# Source data:

-*-

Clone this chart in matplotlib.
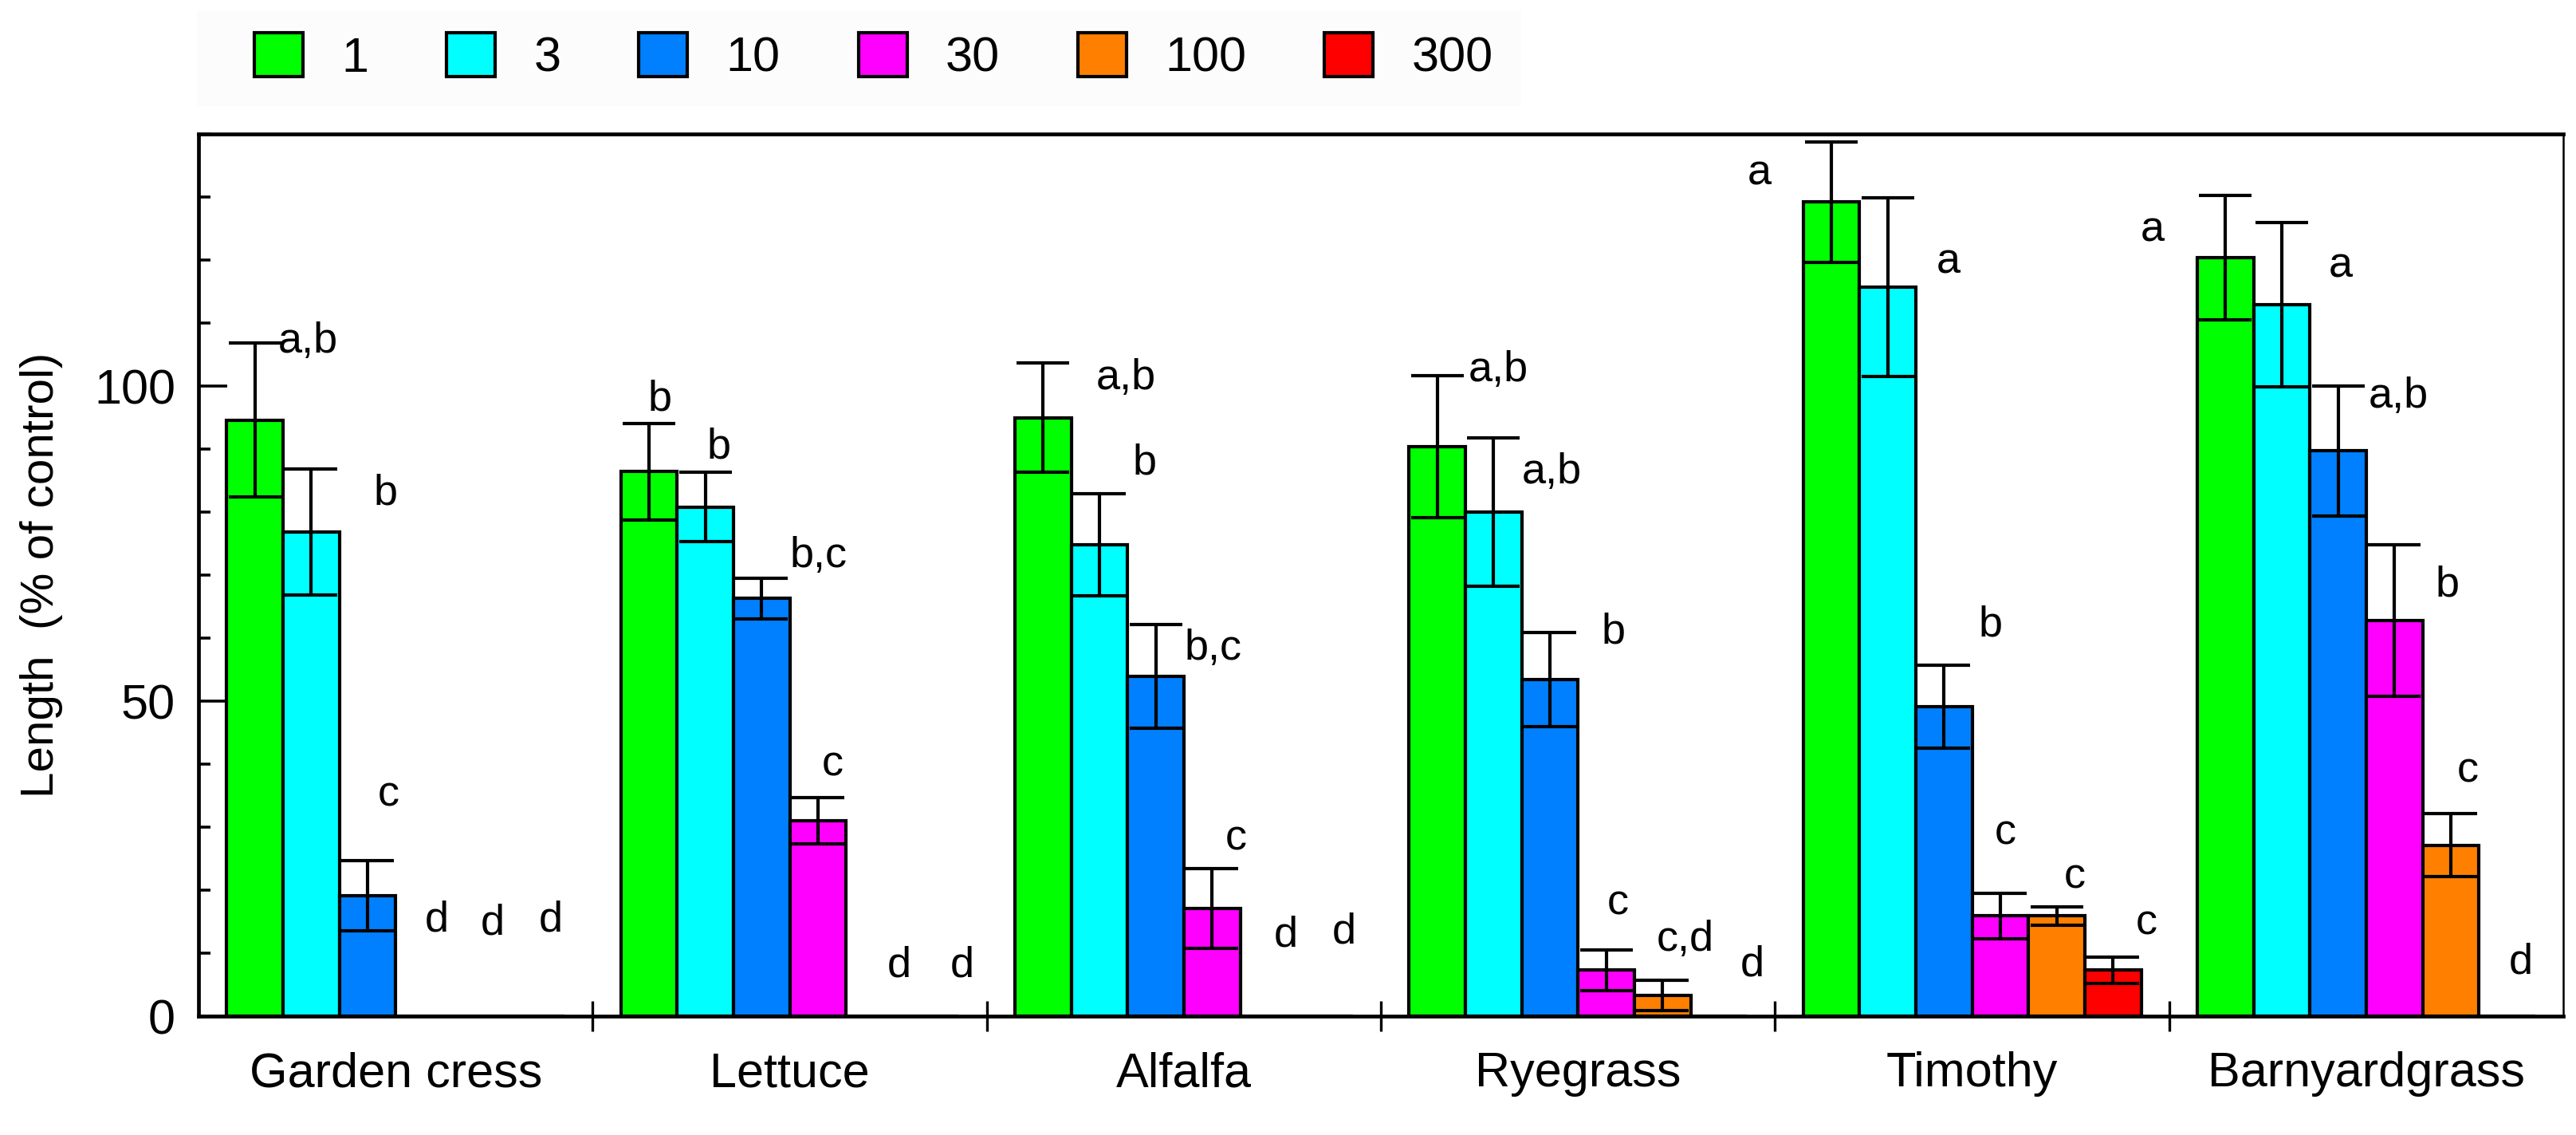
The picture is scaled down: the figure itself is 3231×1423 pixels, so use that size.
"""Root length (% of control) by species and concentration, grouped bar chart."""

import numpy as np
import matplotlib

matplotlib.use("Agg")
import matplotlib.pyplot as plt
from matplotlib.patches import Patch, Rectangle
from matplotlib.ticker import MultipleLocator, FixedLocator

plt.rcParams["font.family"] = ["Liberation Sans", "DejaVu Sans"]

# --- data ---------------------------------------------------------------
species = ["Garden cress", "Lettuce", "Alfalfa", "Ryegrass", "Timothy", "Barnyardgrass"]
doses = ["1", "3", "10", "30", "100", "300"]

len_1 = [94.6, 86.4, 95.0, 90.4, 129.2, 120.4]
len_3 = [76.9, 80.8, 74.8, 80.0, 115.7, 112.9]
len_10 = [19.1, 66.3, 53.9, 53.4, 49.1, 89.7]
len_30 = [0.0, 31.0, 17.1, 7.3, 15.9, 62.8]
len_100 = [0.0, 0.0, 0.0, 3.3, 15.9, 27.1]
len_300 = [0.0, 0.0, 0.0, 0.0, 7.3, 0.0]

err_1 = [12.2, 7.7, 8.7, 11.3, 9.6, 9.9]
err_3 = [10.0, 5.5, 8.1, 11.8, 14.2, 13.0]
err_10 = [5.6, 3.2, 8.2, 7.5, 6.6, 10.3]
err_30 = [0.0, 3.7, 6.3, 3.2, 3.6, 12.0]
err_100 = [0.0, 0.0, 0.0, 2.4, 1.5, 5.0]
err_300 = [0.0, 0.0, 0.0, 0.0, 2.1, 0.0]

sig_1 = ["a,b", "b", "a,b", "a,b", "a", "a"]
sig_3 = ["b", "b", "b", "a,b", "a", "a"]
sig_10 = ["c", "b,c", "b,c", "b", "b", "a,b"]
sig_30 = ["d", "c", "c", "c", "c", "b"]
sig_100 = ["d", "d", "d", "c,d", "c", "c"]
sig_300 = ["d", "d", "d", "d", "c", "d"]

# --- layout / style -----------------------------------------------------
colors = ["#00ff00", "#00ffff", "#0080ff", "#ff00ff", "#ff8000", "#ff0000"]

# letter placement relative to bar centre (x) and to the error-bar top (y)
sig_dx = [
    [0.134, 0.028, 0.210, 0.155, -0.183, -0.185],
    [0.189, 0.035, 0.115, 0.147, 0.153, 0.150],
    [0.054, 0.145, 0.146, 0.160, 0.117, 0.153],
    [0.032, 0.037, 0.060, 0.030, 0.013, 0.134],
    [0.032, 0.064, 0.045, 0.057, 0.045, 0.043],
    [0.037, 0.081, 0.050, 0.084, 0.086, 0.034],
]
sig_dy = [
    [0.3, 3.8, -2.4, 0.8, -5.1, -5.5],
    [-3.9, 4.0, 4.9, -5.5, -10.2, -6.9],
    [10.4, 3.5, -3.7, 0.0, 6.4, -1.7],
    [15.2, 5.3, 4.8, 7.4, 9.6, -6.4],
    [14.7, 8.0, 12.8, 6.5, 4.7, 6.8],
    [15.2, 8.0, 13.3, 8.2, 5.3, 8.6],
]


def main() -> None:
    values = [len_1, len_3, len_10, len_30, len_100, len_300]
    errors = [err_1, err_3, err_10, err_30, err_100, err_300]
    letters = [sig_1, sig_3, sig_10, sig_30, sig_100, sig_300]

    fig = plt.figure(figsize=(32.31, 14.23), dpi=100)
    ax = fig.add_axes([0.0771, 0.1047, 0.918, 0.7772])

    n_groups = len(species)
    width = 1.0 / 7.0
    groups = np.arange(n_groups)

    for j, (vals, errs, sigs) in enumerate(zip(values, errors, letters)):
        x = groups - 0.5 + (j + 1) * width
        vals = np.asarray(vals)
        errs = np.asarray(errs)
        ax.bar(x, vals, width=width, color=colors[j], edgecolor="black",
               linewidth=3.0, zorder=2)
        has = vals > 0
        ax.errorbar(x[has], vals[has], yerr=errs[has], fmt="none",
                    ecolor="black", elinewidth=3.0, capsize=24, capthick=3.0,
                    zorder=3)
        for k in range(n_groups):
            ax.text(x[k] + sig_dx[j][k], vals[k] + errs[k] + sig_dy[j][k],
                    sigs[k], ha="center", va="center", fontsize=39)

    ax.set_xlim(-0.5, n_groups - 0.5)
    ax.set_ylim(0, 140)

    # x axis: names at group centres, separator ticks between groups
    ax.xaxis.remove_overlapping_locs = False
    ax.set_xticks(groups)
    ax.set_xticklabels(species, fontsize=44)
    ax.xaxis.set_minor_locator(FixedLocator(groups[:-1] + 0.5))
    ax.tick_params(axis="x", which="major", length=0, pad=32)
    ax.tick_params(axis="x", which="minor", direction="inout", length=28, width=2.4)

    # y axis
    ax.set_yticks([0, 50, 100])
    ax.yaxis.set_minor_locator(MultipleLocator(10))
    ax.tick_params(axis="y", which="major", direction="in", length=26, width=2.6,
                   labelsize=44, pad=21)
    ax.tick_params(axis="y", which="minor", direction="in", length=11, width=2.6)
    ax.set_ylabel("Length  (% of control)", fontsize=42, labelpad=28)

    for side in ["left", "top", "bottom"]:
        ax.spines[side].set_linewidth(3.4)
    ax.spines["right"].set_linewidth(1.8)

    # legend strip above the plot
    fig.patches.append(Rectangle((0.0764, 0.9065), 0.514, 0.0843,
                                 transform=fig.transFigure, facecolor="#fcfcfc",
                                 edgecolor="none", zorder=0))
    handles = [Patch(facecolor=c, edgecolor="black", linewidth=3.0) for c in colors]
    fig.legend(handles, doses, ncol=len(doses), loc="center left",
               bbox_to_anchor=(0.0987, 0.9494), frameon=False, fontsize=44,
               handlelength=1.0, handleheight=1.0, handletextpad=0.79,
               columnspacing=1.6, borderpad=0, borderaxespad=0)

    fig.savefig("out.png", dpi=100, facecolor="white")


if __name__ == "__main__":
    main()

-*-

# Description of the task:
Repeat, exactly and in full, each line from the start of the data to the line that contains "err_300 = [0.0, 0.0, 0.0, 0.0, 2.1, 0.0]". Pictures do not go in.

# Solution to this problem:
Clone this chart in matplotlib.
The picture is scaled down: the figure itself is 3231×1423 pixels, so use that size.
"""Root length (% of control) by species and concentration, grouped bar chart."""

import numpy as np
import matplotlib

matplotlib.use("Agg")
import matplotlib.pyplot as plt
from matplotlib.patches import Patch, Rectangle
from matplotlib.ticker import MultipleLocator, FixedLocator

plt.rcParams["font.family"] = ["Liberation Sans", "DejaVu Sans"]

# --- data ---------------------------------------------------------------
species = ["Garden cress", "Lettuce", "Alfalfa", "Ryegrass", "Timothy", "Barnyardgrass"]
doses = ["1", "3", "10", "30", "100", "300"]

len_1 = [94.6, 86.4, 95.0, 90.4, 129.2, 120.4]
len_3 = [76.9, 80.8, 74.8, 80.0, 115.7, 112.9]
len_10 = [19.1, 66.3, 53.9, 53.4, 49.1, 89.7]
len_30 = [0.0, 31.0, 17.1, 7.3, 15.9, 62.8]
len_100 = [0.0, 0.0, 0.0, 3.3, 15.9, 27.1]
len_300 = [0.0, 0.0, 0.0, 0.0, 7.3, 0.0]

err_1 = [12.2, 7.7, 8.7, 11.3, 9.6, 9.9]
err_3 = [10.0, 5.5, 8.1, 11.8, 14.2, 13.0]
err_10 = [5.6, 3.2, 8.2, 7.5, 6.6, 10.3]
err_30 = [0.0, 3.7, 6.3, 3.2, 3.6, 12.0]
err_100 = [0.0, 0.0, 0.0, 2.4, 1.5, 5.0]
err_300 = [0.0, 0.0, 0.0, 0.0, 2.1, 0.0]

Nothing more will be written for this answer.